Potawatomi also has a variety of ways to mark the extent of speaker certainty or epistemic assessment. The enclitic =ma is used to correct misunderstandings, mark mirativity and mark strong assertions. =ma is in a paradigmatic relationship with the hearsay evidential =me.

The dubitative mode has been claimed to have an evidential function in the past tense and an epistemic function in the present tense (Buszard 2003:25). Lockwood suggests that the dubitative mode only “appear[s] to be an evidential” (2017:114). However, my research finds that the dubitative mode exhibits both evidential and epistemic functions. Tense is not the deciding factor, though.
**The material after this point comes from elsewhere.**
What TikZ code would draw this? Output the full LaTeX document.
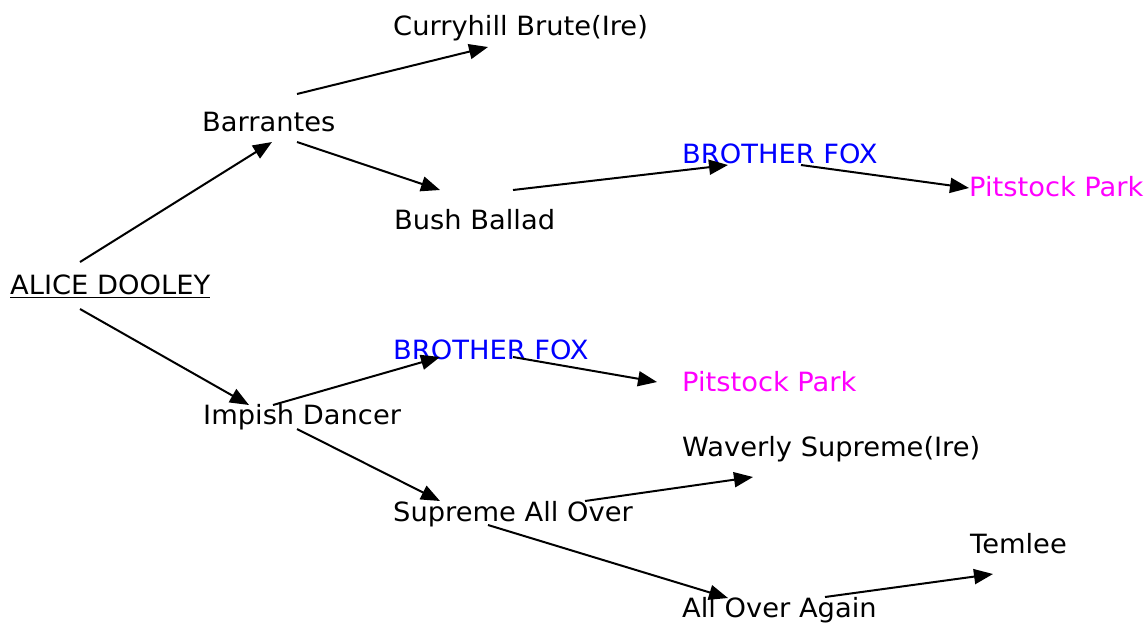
\documentclass[tikz,border=0pt]{standalone}
\usepackage{fontspec}
\setmainfont{DejaVu Sans}[FakeStretch=1.03]
\usetikzlibrary{arrows.meta}
\definecolor{pitpink}{RGB}{255,0,255}
\definecolor{foxblue}{RGB}{0,0,255}
\tikzset{
  horse/.style={anchor=base west,inner sep=0pt,font=\fontsize{26.5}{30}\selectfont},
  link/.style={line width=2pt,-{Triangle[length=19pt,width=15pt]}}
}
\begin{document}
\begin{tikzpicture}[x=1pt,y=-1pt]
    \useasboundingbox (0,0) rectangle (1145,622);
    \node[horse] (curry) at (393,35) {Curryhill Brute(Ire)};
    \node[horse] (barr) at (202,131) {Barrantes};
    \node[horse,text=foxblue] (foxa) at (682,163) {BROTHER FOX};
    \node[horse,text=pitpink] (pita) at (969,196) {Pitstock Park};
    \node[horse] (bush) at (394,229) {Bush Ballad};
    \node[horse] (alice) at (10,294) {ALICE DOOLEY};
    \node[horse,text=foxblue] (foxb) at (393,359) {BROTHER FOX};
    \node[horse,text=pitpink] (pitb) at (682,391) {Pitstock Park};
    \node[horse] (impish) at (203,424) {Impish Dancer};
    \node[horse] (waverly) at (682,456) {Waverly Supreme(Ire)};
    \node[horse] (supreme) at (393,521) {Supreme All Over};
    \node[horse] (temlee) at (970,553) {Temlee};
    \node[horse] (again) at (682,617) {All Over Again};
    \draw[line width=1.6pt] ([yshift=-3.5pt]alice.base west) -- ([yshift=-3.5pt]alice.base east);
    % arrow ends
    \coordinate (alice1) at (80,262);
    \coordinate (alice2) at (80,309);
    \coordinate (barr1) at (297,94);
    \coordinate (barr2) at (297,142);
    \coordinate (bush1) at (513,190);
    \coordinate (foxa1) at (801,165);
    \coordinate (impish1) at (273,405);
    \coordinate (impish2) at (297,429);
    \coordinate (foxb1) at (513,357);
    \coordinate (supreme1) at (585,501);
    \coordinate (supreme2) at (488,525);
    \coordinate (again1) at (825,597);
    \coordinate (barr0) at (272,142);
    \coordinate (impish0) at (249,405);
    \coordinate (curry0) at (488,47);
    \coordinate (bush0) at (440,190);
    \coordinate (foxa0) at (728,165);
    \coordinate (pita0) at (969,188);
    \coordinate (foxb0) at (440,357);
    \coordinate (pitb0) at (657,382);
    \coordinate (supreme0) at (440,501);
    \coordinate (waverly0) at (753,477);
    \coordinate (again0) at (728,598);
    \coordinate (temlee0) at (993,574);
    \draw[link] (alice1) -- (barr0);
    \draw[link] (alice2) -- (impish0);
    \draw[link] (barr1) -- (curry0);
    \draw[link] (barr2) -- (bush0);
    \draw[link] (bush1) -- (foxa0);
    \draw[link] (foxa1) -- (pita0);
    \draw[link] (impish1) -- (foxb0);
    \draw[link] (foxb1) -- (pitb0);
    \draw[link] (impish2) -- (supreme0);
    \draw[link] (supreme1) -- (waverly0);
    \draw[link] (supreme2) -- (again0);
    \draw[link] (again1) -- (temlee0);
\end{tikzpicture}
\end{document}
Lockwood finds that the dubitative mode is scarcely used in Potawatomi. Evidentiality is now more often expressed with the particle yédek ‘maybe, I wonder, must be’ or nmej ‘I do not know, I wonder’ (Lockwood 2017:113-4). My research supports a shift of the dubitative mode from verbal inflection to independent particles; however, my research finds that nmej exhibits only epistemic functions while yédek exhibits both evidential and epistemic functions.

In the final part of this talk, I explore the contributions of =na to particles which express doubt, dubbed doubt particles by Fairbanks (2016). Doubt particles include nmej ‘I do not know, I wonder’, yédek ‘maybe, I wonder’, édgwén ‘I do not know’, gnebetth ‘maybe’, wégwéndek ‘I do not know’, mthi ’supposedly’ and danak ‘maybe’.